In February of 2006, Dana Clausen, a 55 year old Louisiana fisherman suffered back injuries in a lifting accident aboard the fish processing barge BERING STAR. Icicle disputed Clausen’s right to maintenance and cure. During the course of trial Icicle was ordered to produce a secret medical report they had commissioned relating to Clausen’s need for further treatment. The physician had reviewed Clausen’s records had recommended further treatment for Clausen and noted the need for possible surgery in the future. Icicle ignored the report, and subsequently commissioned a second medical report from a different physician indicating that Clausen needed no further treatment.

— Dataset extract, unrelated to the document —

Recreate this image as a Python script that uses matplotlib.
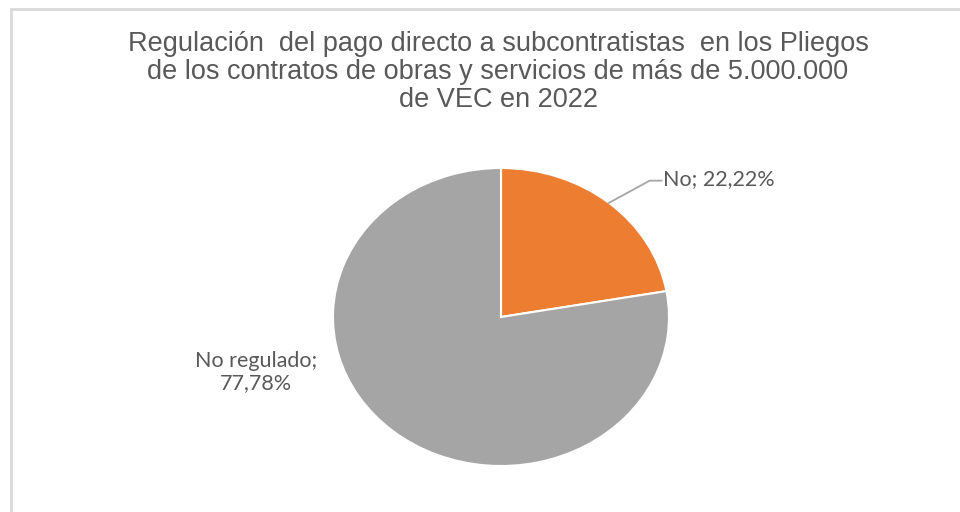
import numpy as np
import matplotlib.pyplot as plt
from matplotlib.patches import Rectangle

# Datos del gráfico
categorias = ["No", "No regulado"]
porcentajes = [22.22, 77.78]
colores = ["#ED7D31", "#A5A5A5"]
titulo = ("Regulación  del pago directo a subcontratistas  en los Pliegos\n"
          "de los contratos de obras y servicios de más de 5.000.000\n"
          "de VEC en 2022")

gris_texto = "#595959"

fig = plt.figure(figsize=(9.6, 5.12), dpi=100)

# Marco del gráfico (sólo se ven los bordes superior e izquierdo)
fig.patches.append(Rectangle((11 / 960, -0.1), 1.2, (512 - 9) / 512 + 0.1,
                             transform=fig.transFigure, fill=False,
                             edgecolor="#D9D9D9", linewidth=2))

fig.text(498 / 960, 1 - 72 / 512, titulo, ha="center", va="center",
         fontsize=19.5, color=gris_texto, family="Liberation Sans",
         linespacing=1.1)

# Ejes para la tarta (ligeramente elíptica como en el original)
ax = fig.add_axes([333 / 960, 46 / 512, 336 / 960, 298 / 512])
wedges, _ = ax.pie(porcentajes, colors=colores, startangle=90, counterclock=False,
                   wedgeprops=dict(edgecolor="white", linewidth=1.5))
ax.set_aspect("auto")
ax.set_xlim(-1, 1)
ax.set_ylim(-1, 1)
ax.axis("off")

def fmt(v):
    return f"{v:.2f}".replace(".", ",") + "%"

# Etiqueta con línea guía para "No"
w = wedges[0]
ang = np.deg2rad((w.theta1 + w.theta2) / 2)
x0, y0 = np.cos(ang), np.sin(ang)
ax.plot([x0, 0.885, 0.955], [y0, 0.915, 0.915], color="#A6A6A6",
        linewidth=1.3, clip_on=False)
ax.text(0.962, 0.925, f"{categorias[0]}; {fmt(porcentajes[0])}", ha="left",
        va="center", fontsize=15.5, color=gris_texto, family="Lato", clip_on=False)

# Etiqueta para "No regulado"
ax.text(-1.46, -0.37, f"{categorias[1]};\n{fmt(porcentajes[1])}", ha="center",
        va="center", fontsize=15.5, color=gris_texto, family="Lato",
        linespacing=1.12, clip_on=False)

fig.savefig("out.png", dpi=100)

Under Federal maritime law, employers owe their crewman a good faith duty to administer maintenance and cure benefits. All doubts as to entitlements of benefits are to be resolved in favor of the injured seaman. Where there is conflicting medical evidence, the issue should be resolved in favor of the injured seaman. The King County jury found that Icicle was unreasonable in their failure to pay Clausen maintenance and cure and that Icicle’s conduct was willful and wanton.

In June, 2009, the Supreme Court of the United States made it clear in Atlantic Soundings v. Townsend that punitive damages were available in maintenance and cure claims. In addition to punitive damages, a seaman may also recover reasonable attorney fees for the improper withholding of maintenance and cure. Post trial proceedings will now determine Clausen’s rights to an award of additional attorney fees.